Mondo Pop – O seu show celebrando 70 anos de vida foi um dos últimos realizados antes da pandemia. A festa musical ocorreu poucos dias antes disso. Como você encara essa feliz coincidência?
Zé Brasil
– Chegar aos 70 anos não é fácil, mas é gratificante. Resolvi celebrar da melhor forma possível e, ao mesmo tempo, agradecer pela minha vida. Todos que compareceram receberam um CD Zé Brasil de presente. O show contou com caros e talentosos amigos que proporcionaram um belo espetáculo. Minha família compareceu em peso e a casa estava cheia de gente feliz. Foi o meu melhor aniversário até hoje.

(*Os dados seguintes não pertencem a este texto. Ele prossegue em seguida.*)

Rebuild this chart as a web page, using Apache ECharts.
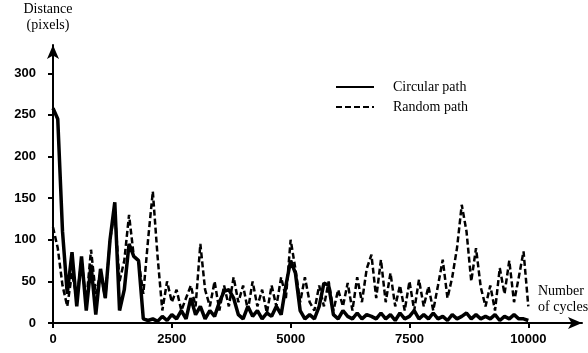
<!DOCTYPE html>
<html><head><meta charset="utf-8">
<script src="https://cdn.jsdelivr.net/npm/echarts@6/dist/echarts.min.js"></script>
<style>html,body{margin:0;padding:0;background:#fff}#c{width:588px;height:353px}</style>
</head><body><div id="c"></div><script>
const cycles = [0,100,200,300,400,500,600,700,800,900,1000,1100,1200,1300,1400,1500,1600,1700,1800,1900,2000,2100,2200,2300,2400,2500,2600,2700,2800,2900,3000,3100,3200,3300,3400,3500,3600,3700,3800,3900,4000,4100,4200,4300,4400,4500,4600,4700,4800,4900,5000,5100,5200,5300,5400,5500,5600,5700,5800,5900,6000,6100,6200,6300,6400,6500,6600,6700,6800,6900,7000,7100,7200,7300,7400,7500,7600,7700,7800,7900,8000,8100,8200,8300,8400,8500,8600,8700,8800,8900,9000,9100,9200,9300,9400,9500,9600,9700,9800,9900,10000];
const circularPath = [258,245,110,35,85,20,80,15,70,10,65,30,100,145,15,40,95,80,75,5,3,5,2,8,3,10,5,15,5,30,10,20,5,15,8,25,38,40,30,10,5,20,8,15,5,12,8,20,10,45,75,60,15,5,10,5,20,48,45,10,5,15,8,5,12,5,10,8,5,12,5,10,3,12,5,8,15,5,10,5,12,5,8,3,10,5,8,12,5,10,5,8,5,10,3,8,5,10,5,5,3];
const randomPath = [115,90,45,20,60,30,75,25,88,35,60,30,100,135,50,75,130,80,75,35,100,158,80,15,50,25,40,15,30,45,20,95,40,20,50,15,45,20,55,25,45,15,50,20,40,12,45,20,55,30,100,65,25,55,25,15,45,20,50,15,40,20,48,15,55,25,65,82,30,76,25,60,20,45,15,50,15,52,20,44,15,45,76,30,55,90,142,110,50,90,43,20,45,15,66,35,75,25,55,86,20];
const yTicks = [0,50,100,150,200,250,300];
const xTicks = [0,2500,5000,7500,10000];

const chart = echarts.init(document.getElementById('c'));
const serif = 'Liberation Serif';
const sans = 'Liberation Sans';
const xData = (vals) => cycles.map((c, i) => [c, vals[i]]);
const fmt = (v) => String(v);
const baseX = {
  type: 'value', min: 0, max: 11130, splitLine: {show: false},
  axisLine: {show: true, lineStyle: {color: '#000', width: 2}, symbol: ['none', 'arrow'], symbolSize: [9, 14]},
  axisTick: {show: true, customValues: xTicks, length: 5, lineStyle: {color: '#000', width: 2}},
  axisLabel: {customValues: xTicks, formatter: fmt, color: '#000', fontFamily: sans, fontWeight: 'bold', fontSize: 13, margin: 10}
};
const baseY = {
  type: 'value', min: 0, max: 334, splitLine: {show: false},
  axisLine: {show: true, lineStyle: {color: '#000', width: 2}, symbol: ['none', 'arrow'], symbolSize: [9, 14]},
  axisTick: {show: true, customValues: yTicks, length: 5, lineStyle: {color: '#000', width: 2}},
  axisLabel: {customValues: yTicks, formatter: fmt, color: '#000', fontFamily: sans, fontWeight: 'bold', fontSize: 13, margin: 17},
  name: 'Distance\n(pixels)', nameLocation: 'end', nameGap: 12,
  nameTextStyle: {color: '#000', fontFamily: serif, fontSize: 14, lineHeight: 16, align: 'center', padding: [0, 10, 0, 0]}
};
chart.setOption({
  animation: false,
  backgroundColor: '#fff',
  grid: {left: 53, right: 6, top: 45, bottom: 30},
  legend: {
    orient: 'vertical', left: 330, top: 75, itemWidth: 38, itemHeight: 12, itemGap: 6,
    itemStyle: {opacity: 0},
    textStyle: {color: '#000', fontFamily: serif, fontSize: 14, padding: [0, 0, 0, 14]},
    data: ['Circular path', 'Random path']
  },
  xAxis: [baseX, Object.assign({}, baseX, {
    axisLine: {show: false}, axisLabel: {show: false},
    axisTick: {show: true, inside: true, customValues: xTicks, length: 4, lineStyle: {color: '#000', width: 2}}
  })],
  yAxis: [baseY, Object.assign({}, baseY, {
    name: '', axisLine: {show: false}, axisLabel: {show: false},
    axisTick: {show: true, inside: true, customValues: yTicks, length: 5, lineStyle: {color: '#000', width: 2}}
  })],
  graphic: [
    {type: 'text', left: 538, top: 283, style: {text: 'Number\nof cycles', fill: '#000', font: '14px "Liberation Serif"', lineHeight: 16}}
  ],
  series: [
    {name: 'Random path', type: 'line', showSymbol: false, symbol: 'none', data: xData(randomPath),
     lineStyle: {color: '#000', width: 2.5, type: [6, 3]}, itemStyle: {color: '#000'}, z: 2},
    {name: 'Circular path', type: 'line', showSymbol: false, symbol: 'none', data: xData(circularPath),
     lineStyle: {color: '#000', width: 3.5, type: 'solid'}, itemStyle: {color: '#000'}, z: 3}
  ]
});
</script></body></html>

Mondo Pop- Vivemos atualmente no Brasil um clima de muito retrocesso, com extremismos e reacionarismo no ar o tempo todo. Você iniciou sua trajetória musical na época da ditadura militar. Como compara essas duas épocas? Tem esperança de que isso mude em um futuro próximo?
Zé Brasil
– Houve um tempo em que eu evitava comparações, dualismos, dialética, essas coisas. Buscava a unidade espiritual e intelectual. Hoje, mais experiente, procuro ser tolerante e compreensivo. Meu radicalismo me forçou a dois exílios voluntários: em 1975 nos Estados Unidos e em 1978 na Europa. Fui torturado no pau-de-arara, levei choques e porradas. Não penso mais em me mudar do Brasil. Uma das principais diferenças entre os dias de hoje e os da ditadura militar é a quantidade e a facilidade de informação. É muito mais difícil, quase impossível, esconder algum fato verídico da população. Ao mesmo tempo é muito mais fácil disseminar mentiras, fake news, etc. Sempre fui progressista, a favor das mudanças, da evolução, da diversidade, da democracia… Enfim, agradeço pela minha criação e formação de caráter para enfrentar e resistir ao arbítrio, negacionismo, ignorância e fanatismo.

Mondo Pop- Aos 71 anos de idade, você se mantém mais ativo do que nunca. Qual a receita para chegar a esse momento da vida nesse pique todo?
Zé Brasil
– Paz, amor e compaixão, babe!

Mondo Pop- Bem, era “só” isso, por enquanto rsrsrsrrs Desde já, agradeço pelas respostas e um grande abraço!
Zé Brasil
– Sou eu é quem agradece, jovem e talentoso amigo.

Povo Brasileiro– Zé Brasil:

2 Comments

  1. Como sempre na mosca caro Fabian.

  2. Fabian Chacur

    May 27, 2021 at 12:41 am

    Muito obrigado pela belíssima entrevista concedida a Mondo Pop, meu caro Zé Brasil, e ótima sorte com este seu novo trabalho. Viva o rock brasileiro. 70 de Novo!